Cierra Oliveira photographs her boyfriend Connor Cahill, the drummer for one of the bands you came here to see tonight, Comma Sutra, in front of the old VHS-playing box TV that Pearson Parham, the frontman/songwriter for Quality Time, brought for his solo-set opener. “Scream 2” plays to scrolling, horizontal lines and campy silence while acoustic renditions of Parham’s songs fill the space and rebound off the surrounding art.

One artist’s hanging work is certainly no stranger to these songs: Joseph Smolin, @artoon.dreams on Instagram, has had a floor-to-ceiling mural gracing the wall of Parham’s Quality Time Studio for months now. Here, artists’ works live in constant conversation with each other, happening at all points in the background, but you can tune into this visual gabfest too if you stop by to listen in a sense.

Charles McGuinn, an avid local concert attendee, taps you on the shoulder and points to the table that the box TV is resting on, gesturing to the paper and color pencils surrounded by scraps of previous patrons’ sketches. “Dude, do you think anyone would mind if I used these?” he asks. They put these here for that exact question. Sit down, draw something, by all means. Parham’s set is the perfect inspiration for some mushrooms that bear his same signature mustache. 
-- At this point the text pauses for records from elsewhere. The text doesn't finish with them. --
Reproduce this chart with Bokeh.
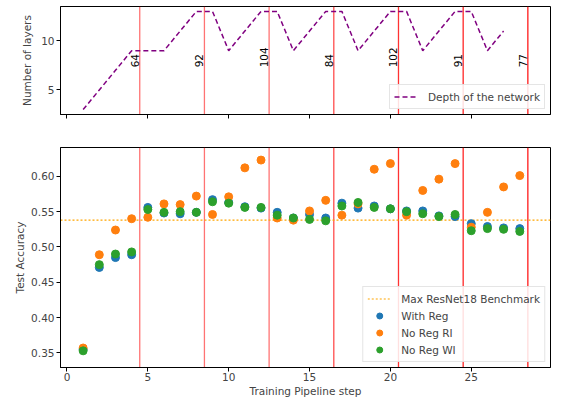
import math
from bokeh.plotting import figure
from bokeh.layouts import column
from bokeh.models import Range1d, FixedTicker, Span
from bokeh.core.properties import value
from bokeh.embed import file_html
from bokeh.resources import INLINE

# ---------------- data ----------------
depth_steps = list(range(1, 28))
depth_layers = [3, 5, 7, 9, 9, 9, 11, 13, 13, 9, 11, 13, 13, 9, 11, 13, 13, 9, 11, 13, 13, 9, 11, 13, 13, 9, 11]

boundaries = [4.5, 8.5, 12.5, 16.5, 20.5, 24.5, 28.5]
boundary_labels = ["64", "92", "104", "84", "102", "91", "77"]

steps = list(range(1, 29))
with_reg = [0.355, 0.471, 0.485, 0.489, 0.556, 0.548, 0.547, 0.549, 0.567, 0.563,
            0.557, 0.555, 0.549, 0.541, 0.546, 0.541, 0.562, 0.555, 0.558, 0.554,
            0.551, 0.551, 0.544, 0.543, 0.533, 0.529, 0.527, 0.526]
no_reg_ri = [0.357, 0.489, 0.524, 0.540, 0.542, 0.561, 0.560, 0.572, 0.546, 0.571,
             0.612, 0.623, 0.541, 0.538, 0.551, 0.566, 0.545, 0.561, 0.610, 0.618,
             0.545, 0.580, 0.596, 0.618, 0.528, 0.549, 0.585, 0.601]
no_reg_wi = [0.353, 0.475, 0.490, 0.493, 0.553, 0.549, 0.550, 0.549, 0.564, 0.562,
             0.556, 0.556, 0.545, 0.541, 0.539, 0.537, 0.558, 0.563, 0.556, 0.554,
             0.550, 0.547, 0.543, 0.546, 0.523, 0.526, 0.525, 0.522]
benchmark = 0.538

x_ticks = [0, 5, 10, 15, 20, 25]
depth_ticks = [5, 10]
acc_ticks = [0.35, 0.40, 0.45, 0.50, 0.55, 0.60]

# ---------------- styles ----------------
FONT = "DejaVu Sans"
FS = "10.5px"
boundary_alpha = [0.55, 0.55, 0.55, 0.7, 0.8, 0.85, 0.9]

xr = Range1d(-0.4, 29.9)


def style(p):
    p.xgrid.visible = False
    p.ygrid.visible = False
    p.outline_line_color = "black"
    p.outline_line_width = 1
    p.background_fill_color = "white"
    for ax in (p.xaxis, p.yaxis):
        ax.axis_line_color = "black"
        ax.major_tick_in = 0
        ax.major_tick_out = 4
        ax.minor_tick_line_color = None
        ax.major_label_text_font = FONT
        ax.major_label_text_font_size = FS
        ax.major_label_standoff = 2
        ax.axis_label_text_font = FONT
        ax.axis_label_text_font_size = FS
        ax.axis_label_text_font_style = "normal"
        ax.axis_label_standoff = 5
    p.xaxis.ticker = FixedTicker(ticks=x_ticks)
    p.xaxis.axis_label_standoff = 1
    p.xaxis.major_label_standoff = 1


def style_legend(p):
    lg = p.legend[0]
    lg.location = "bottom_right"
    lg.margin = 5
    lg.padding = 4
    lg.spacing = 2
    lg.glyph_width = 24
    lg.glyph_height = 15
    lg.label_height = 15
    lg.label_standoff = 10
    lg.label_text_font = FONT
    lg.label_text_font_size = FS
    lg.border_line_color = "#cccccc"
    lg.border_line_width = 1
    lg.background_fill_alpha = 0.85


# ---------------- top panel ----------------
p1 = figure(width=552, height=132, x_range=xr, y_range=Range1d(2.5, 13.5),
            output_backend="svg", toolbar_location=None,
            min_border_left=60, min_border_right=2, min_border_top=6, min_border_bottom=18)
style(p1)
p1.yaxis.ticker = FixedTicker(ticks=depth_ticks)
p1.xaxis.major_label_overrides = {t: "" for t in x_ticks}
p1.yaxis.axis_label = "Number of layers"

for b, a in zip(boundaries, boundary_alpha):
    p1.add_layout(Span(location=b, dimension="height", line_color="red",
                       line_alpha=a, line_width=1.3, level="underlay"))

p1.line(depth_steps, depth_layers, line_color="purple", line_width=1.5,
        line_dash="5 3", legend_label="Depth of the network")
p1.text(x=boundaries, y=[7.3] * len(boundaries), text=boundary_labels,
        angle=math.pi / 2, text_align="left", text_baseline="bottom",
        text_font=value(FONT), text_font_size=FS, text_color="black", x_offset=-1)
style_legend(p1)

# ---------------- bottom panel ----------------
p2 = figure(width=552, height=267, x_range=xr, y_range=Range1d(0.3294, 0.6408),
            output_backend="svg", toolbar_location=None,
            min_border_left=60, min_border_right=2, min_border_top=15, min_border_bottom=30)
style(p2)
p2.yaxis.ticker = FixedTicker(ticks=acc_ticks)
p2.yaxis.major_label_overrides = {t: f"{t:.2f}" for t in acc_ticks}
p2.yaxis.axis_label_standoff = 2
p2.xaxis.axis_label = "Training Pipeline step"
p2.yaxis.axis_label = "Test Accuracy"

for b, a in zip(boundaries, boundary_alpha):
    p2.add_layout(Span(location=b, dimension="height", line_color="red",
                       line_alpha=a, line_width=1.3, level="underlay"))

p2.line([xr.start, xr.end], [benchmark, benchmark], line_color="#ffa500",
        line_width=1.2, line_dash="2 2", legend_label="Max ResNet18 Benchmark")
p2.scatter(steps, with_reg, size=8, color="#1f77b4", legend_label="With Reg")
p2.scatter(steps, no_reg_ri, size=8, color="#ff7f0e", legend_label="No Reg RI")
p2.scatter(steps, no_reg_wi, size=8, color="#2ca02c", legend_label="No Reg WI")
style_legend(p2)

layout = column(p1, p2, spacing=0)
open("out.html", "w").write(file_html(layout, INLINE))
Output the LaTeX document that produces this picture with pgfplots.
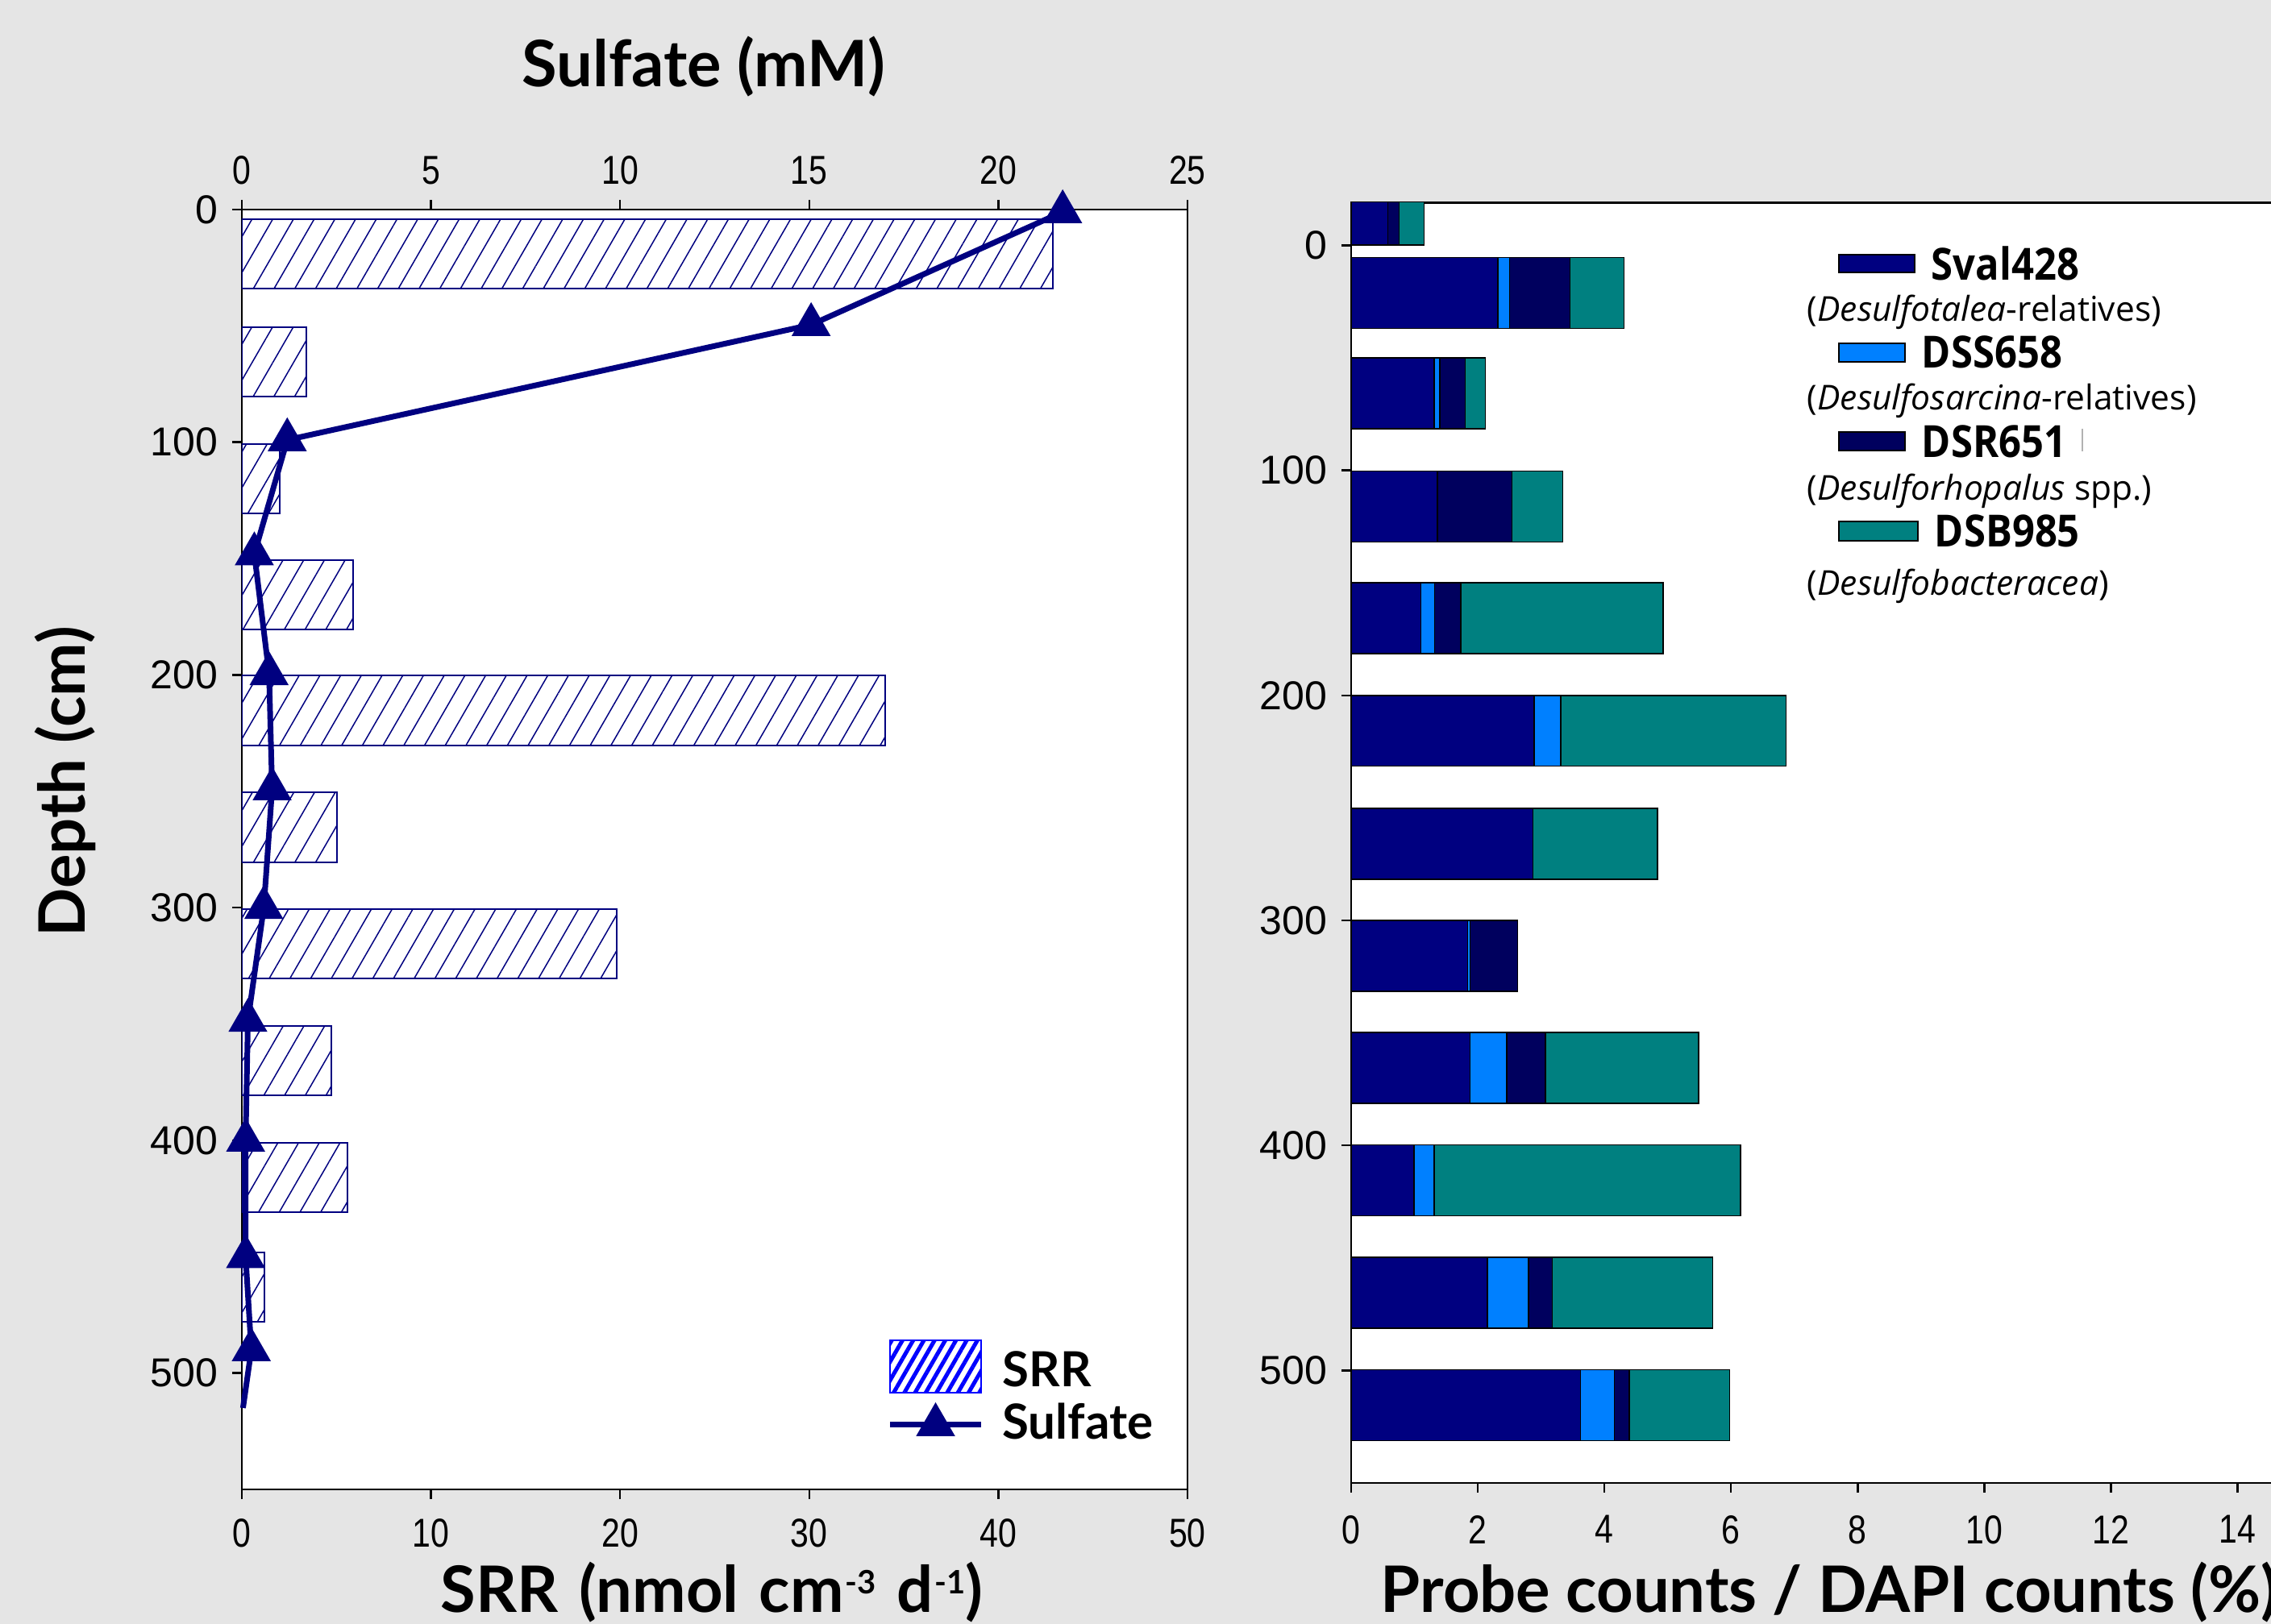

Now that you’re thinking about it, the vocals in here are pretty good, to say nothing of the strobing LED atmosphere and speaker placement; the singer’s sound-quality is fantastic. Who’s on sound tonight? Usually, it’s Thaddeus running both the PA system and the bar, bouncing back and forth between soundcheck and collecting the cover charge, but tonight it’s Max Franks, a freelance sound engineer, show-booker and community fixture. 

“It’s not every night I’m here, but I’ll come by on occasion,” Franks says. “We’re hoping to get some more metal-leaning and noise shows here in the future. I’ll definitely be running sound for that.”

The lights are dim, the acoustic guitar fades out to applause after giving its gift of long loved standards — “Let Go” is made achingly sincere in this subdued rendition. Before the band takes their places, the new bassist for Comma Sutra, Stephen Wright, can be heard talking about the last show he played here with his Clemson-based, Midwest emo band, Sitris. 

“We were there with a touring band at the time, so we gave our cut of the payout to them to help with their gas and all,” Wright says, adjusting his red skullcap beanie, the strobing kaleidoscope of lights filtering through his Miller Highlife bottle before it’s his turn to take the stage. “Love the sound here for sure,” says Wright. “Eva (lead singer for Sitiris) came through great last time. I bet it’s gonna work with Sam’s howls tonight.”

It’s Comma Sutra’s first time playing here, which is no surprise, considering Inchoate celebrated just its first year open last October. With the world finally moving again, the stage is set for this venue in west Greenville to flourish. The lights are changing. Your friend Sam Hobson is taking his place behind the keyboard. You think about buying a Rattlesnake when you close your tab, but for now, it’s time to bob your head and enjoy the show.